The irony is that this was a night when the U.S. didn't finish all that well.

"We could have scored a lot more goals," Arena noted.

Wood and Arriola in particular had opportunities to pad the U.S. lead but such was the dominance displayed, both individually and collectively, that it didn't matter. Even though the Americans had some shaky moments early on in defense, it recovered to deliver a better second half.

Credit is due to Arena as well. He took some deserved heat for his decisions during the September fixture period. But on this night, he sensed a weakness in Panama's defense and set his team out with a tactical plan that used their speed advantage.

"In all my years with the national team, I don't think I've ever been this prepared," Altidore said. "Since the guys landed on Sunday, the coaching staff were showing video, pulling guys aside, making sure we were prepared for this game. They made us aware how important this game was to everybody. At the end of the day, the players have to go out and do it but I thought we were very well prepared today.

So Arena will be keeping Pulisic central for the foreseeable future, right? If only it were that simple.

Arena may very well keep the same formation against Trinidad & Tobago. But against more potent teams -- like the kind the U.S. will encounter at the World Cup, assuming they qualify -- the single holding midfielder setup will likely come under more pressure.

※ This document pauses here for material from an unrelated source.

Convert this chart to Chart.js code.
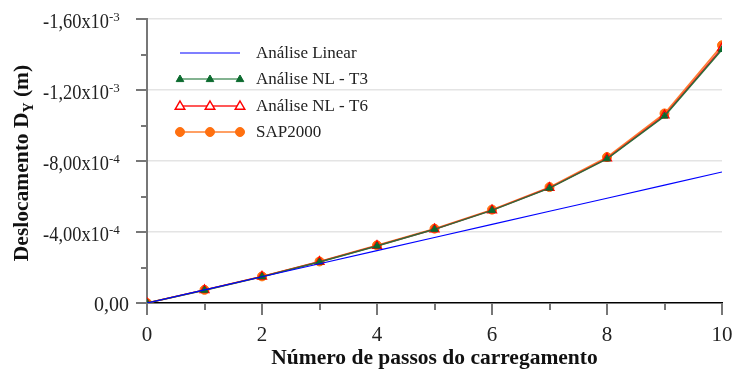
<!DOCTYPE html>
<html>
<head>
<meta charset="utf-8">
<script src="https://cdn.jsdelivr.net/npm/chart.js@4"></script>
<style>
  html, body { margin: 0; padding: 0; background: #fff; }
  #wrap { width: 734px; height: 372px; position: relative; }
</style>
</head>
<body>
<div id="wrap"><canvas id="chart"></canvas></div>
<script>
const steps = [0, 1, 2, 3, 4, 5, 6, 7, 8, 9, 10];
const linear = [0, -7.4e-5, -1.48e-4, -2.21e-4, -2.95e-4, -3.69e-4, -4.43e-4, -5.17e-4, -5.9e-4, -6.64e-4, -7.38e-4];
const nlT3 = [0, -7.2e-5, -1.48e-4, -2.31e-4, -3.21e-4, -4.15e-4, -5.22e-4, -6.47e-4, -8.12e-4, -1.053e-3, -1.428e-3];
const nlT6 = [0, -7.3e-5, -1.49e-4, -2.32e-4, -3.22e-4, -4.16e-4, -5.23e-4, -6.49e-4, -8.15e-4, -1.058e-3, -1.436e-3];
const sap = [0, -7.4e-5, -1.5e-4, -2.34e-4, -3.25e-4, -4.19e-4, -5.26e-4, -6.53e-4, -8.22e-4, -1.068e-3, -1.452e-3];

const seriesNames = ["Análise Linear", "Análise NL - T3", "Análise NL - T6", "SAP2000"];
const xTickLabels = ["0", "2", "4", "6", "8", "10"];
const yMajor = [0, -4e-4, -8e-4, -1.2e-3, -1.6e-3];
const yMantissa = ["0,00", "-4,00", "-8,00", "-1,20", "-1,60"];
const yExp = ["", "-4", "-4", "-3", "-3"];
const xTitle = "Número de passos do carregamento";

const SERIF = "'Liberation Serif', 'Times New Roman', serif";
const TICK_COLOR = "#777";

function pts(arr) {
  return steps.map((x, i) => ({ x: x, y: arr[i] }));
}

// ticks, tick labels, axis titles and legend are drawn by hand
const decorPlugin = {
  id: "decor",
  afterDraw(chart) {
    const ctx = chart.ctx;
    const xs = chart.scales.x;
    const ys = chart.scales.y;
    const left = chart.chartArea.left;
    const bottom = chart.chartArea.bottom;
    ctx.save();
    ctx.strokeStyle = TICK_COLOR;
    ctx.lineWidth = 2;
    // y ticks (major + minor)
    for (let k = 0; k <= 8; k++) {
      const py = Math.round(ys.getPixelForValue(-k * 2e-4));
      const len = k % 2 === 0 ? 11 : 6;
      ctx.beginPath();
      ctx.moveTo(left - len, py);
      ctx.lineTo(left, py);
      ctx.stroke();
    }
    // x ticks
    for (let i = 0; i <= 10; i++) {
      const px = Math.round(xs.getPixelForValue(i));
      const len = i % 2 === 0 ? 12 : 7;
      ctx.beginPath();
      ctx.moveTo(px, bottom);
      ctx.lineTo(px, bottom + len);
      ctx.stroke();
    }
    ctx.fillStyle = "#222";
    ctx.textBaseline = "alphabetic";
    // x tick labels
    ctx.font = "21px " + SERIF;
    ctx.textAlign = "center";
    xTickLabels.forEach((t) => {
      ctx.fillText(t, xs.getPixelForValue(Number(t)), bottom + 38);
    });
    // y tick labels
    yMajor.forEach((v, i) => {
      const py = ys.getPixelForValue(v);
      if (yExp[i] === "") {
        ctx.font = "20px " + SERIF;
        ctx.textAlign = "right";
        ctx.fillText(yMantissa[i], 129, py + 8);
      } else {
        ctx.save();
        ctx.translate(109, py + 9);
        ctx.scale(0.92, 1);
        ctx.font = "20px " + SERIF;
        ctx.textAlign = "right";
        ctx.fillText(yMantissa[i] + "x10", 0, 0);
        ctx.restore();
        ctx.font = "13px " + SERIF;
        ctx.textAlign = "left";
        ctx.fillText(yExp[i], 109, py + 2);
      }
    });
    // x title
    ctx.fillStyle = "#111";
    ctx.font = "bold 21.5px " + SERIF;
    ctx.textAlign = "center";
    ctx.fillText(xTitle, (chart.chartArea.left + chart.chartArea.right) / 2, 364);
    // y title
    ctx.save();
    ctx.translate(28, 163);
    ctx.rotate(-Math.PI / 2);
    const a = "Deslocamento D";
    const b = "Y";
    const c = " (m)";
    ctx.font = "bold 21.5px " + SERIF;
    const wa = ctx.measureText(a).width;
    const wc = ctx.measureText(c).width;
    ctx.font = "bold 14px " + SERIF;
    const wb = ctx.measureText(b).width;
    const x0 = -(wa + wb + wc) / 2;
    ctx.textAlign = "left";
    ctx.font = "bold 21.5px " + SERIF;
    ctx.fillText(a, x0, 0);
    ctx.font = "bold 14px " + SERIF;
    ctx.fillText(b, x0 + wa, 5);
    ctx.font = "bold 21.5px " + SERIF;
    ctx.fillText(c, x0 + wa + wb, 0);
    ctx.restore();
    // legend
    const rows = [53, 79, 106, 132];
    chart.data.datasets.forEach((ds, i) => {
      const y = rows[i];
      ctx.strokeStyle = i === 1 ? "#5a9a6c" : ds.borderColor;
      ctx.lineWidth = ds.borderWidth;
      ctx.beginPath();
      ctx.moveTo(180, y);
      ctx.lineTo(240, y);
      ctx.stroke();
      if (ds.pointRadius > 0) {
        [180, 210, 240].forEach((mx) => {
          drawMarker(ctx, ds, mx, y);
        });
      }
      ctx.fillStyle = "#222";
      ctx.font = "17px " + SERIF;
      ctx.textAlign = "left";
      ctx.textBaseline = "middle";
      ctx.fillText(seriesNames[i], 256, y + 1);
    });
    ctx.restore();
  },
};

function drawMarker(ctx, ds, x, y) {
  const r = ds.pointRadius;
  ctx.beginPath();
  if (ds.pointStyle === "triangle") {
    ctx.moveTo(x, y - r);
    ctx.lineTo(x + r * 0.95, y + r * 0.65);
    ctx.lineTo(x - r * 0.95, y + r * 0.65);
    ctx.closePath();
  } else {
    ctx.arc(x, y, r, 0, Math.PI * 2);
  }
  ctx.fillStyle = ds.pointBackgroundColor;
  ctx.fill();
  ctx.strokeStyle = ds.pointBorderColor;
  ctx.lineWidth = ds.pointBorderWidth;
  ctx.stroke();
}

const chart = new Chart(document.getElementById("chart"), {
  type: "scatter",
  data: {
    datasets: [
      {
        label: seriesNames[0],
        data: pts(linear),
        showLine: true,
        borderColor: "#0000ff",
        borderWidth: 1.2,
        pointRadius: 0,
        pointBackgroundColor: "#0000ff",
        pointBorderColor: "#0000ff",
        pointBorderWidth: 0,
      },
      {
        label: seriesNames[1],
        data: pts(nlT3),
        showLine: true,
        borderColor: "#2f6b3a",
        borderWidth: 1.5,
        pointStyle: "triangle",
        pointRadius: 4,
        pointBackgroundColor: "#0b6a2e",
        pointBorderColor: "#0b6a2e",
        pointBorderWidth: 1,
      },
      {
        label: seriesNames[2],
        data: pts(nlT6),
        showLine: true,
        borderColor: "#ff2020",
        borderWidth: 1.5,
        pointStyle: "triangle",
        pointRadius: 5,
        pointBackgroundColor: "#ffffff",
        pointBorderColor: "#ff0000",
        pointBorderWidth: 1.5,
      },
      {
        label: seriesNames[3],
        data: pts(sap),
        showLine: true,
        borderColor: "#ff8030",
        borderWidth: 1.5,
        pointStyle: "circle",
        pointRadius: 4.5,
        pointBackgroundColor: "#ff7010",
        pointBorderColor: "#ff7010",
        pointBorderWidth: 1,
      },
    ],
  },
  options: {
    animation: false,
    responsive: true,
    maintainAspectRatio: false,
    layout: { padding: { left: 0, right: 12, top: 19, bottom: 0 } },
    plugins: { legend: { display: false }, tooltip: { enabled: false } },
    scales: {
      x: {
        type: "linear",
        min: 0,
        max: 10,
        afterFit: (s) => {
          s.height = 69;
          s.paddingLeft = 0;
          s.paddingRight = 0;
        },
        grid: { display: false, drawTicks: false },
        border: { display: true, color: "#000", width: 1.5 },
        ticks: { stepSize: 1, display: false },
      },
      y: {
        type: "linear",
        reverse: true,
        min: -1.6e-3,
        max: 0,
        afterFit: (s) => { s.width = 147; },
        grid: {
          drawTicks: false,
          color: (c) => {
            const k = Math.round(c.tick.value / 2e-4);
            return k !== 0 && k % 2 === 0 ? "#e4e4e4" : "rgba(0,0,0,0)";
          },
          lineWidth: 1.5,
        },
        border: { display: true, color: TICK_COLOR, width: 2 },
        ticks: { stepSize: 2e-4, display: false },
      },
    },
  },
  plugins: [decorPlugin],
});
</script>
</body>
</html>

This is not intended as a knock on Bradley, rather an acknowledgement that one less defensive domino needs to fall in order for teams to get a chance at goal. Even a team like Trinidad & Tobago, who the U.S. will face on Tuesday, stretched the U.S. defense to the breaking point in their World Cup qualifier last June. Right now that appears to be a tradeoff Arena is willing to make.

"Yes, it was [a gamble]. We wanted to push five players forward in the attack as aggressively as we could," Arena said. "The way Panama plays we could afford to do that."

That won't always be the case, but that is a concern for another day. The U.S. team's World Cup qualifying campaign is back on track, the swagger has returned and while Pulisic's play remains a source of confidence, this time so were the performances of everyone else on the field.